CDHPs have sparked increased interest in other non-traditional products like pet insurance and identity theft protection, Underhill says. “It’s really, really shifting the way we’ve developed products in the past,” he says.

Spending increases with age

Unum’s study found that older employees increased voluntary spending the most — from 2010 to 2013, workers ages 60 and older spent more than any age group — while employees ages 20 to 29 and 50 to 59 spent more than those 30 to 49. The growth spans companies of all sizes and industries, Dalicandro says. “We really have seen a healthy mix from various market segments and client sizes,” he says.  “It’s client-based, but there’s a macro trend that speaks to supplemental health products.”

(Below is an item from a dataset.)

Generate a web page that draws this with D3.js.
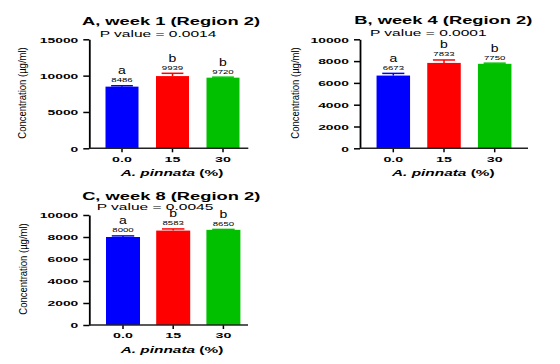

Cost-sharing was another buying trend reported in Unum’s study. Looking at group life coverage from 2003 to 2013, Unum found the number of employers that provided full coverage fell from 70% to 50%. During the same span, the percentage of employers sharing that cost doubled to more than 20%. Employees paying for all of their group life coverage increased to just under 30% — roughly a 10% gain.

According to a 2013 LIMRA survey, the top five voluntary benefits were dental, short-term disability, long-term disability, accident and term life. Financial protection is important, Dalicandro says, and voluntary benefits are a way employers can provide that security to a wide range of employees. “It’s as diverse a workforce as it’s ever been,” he says.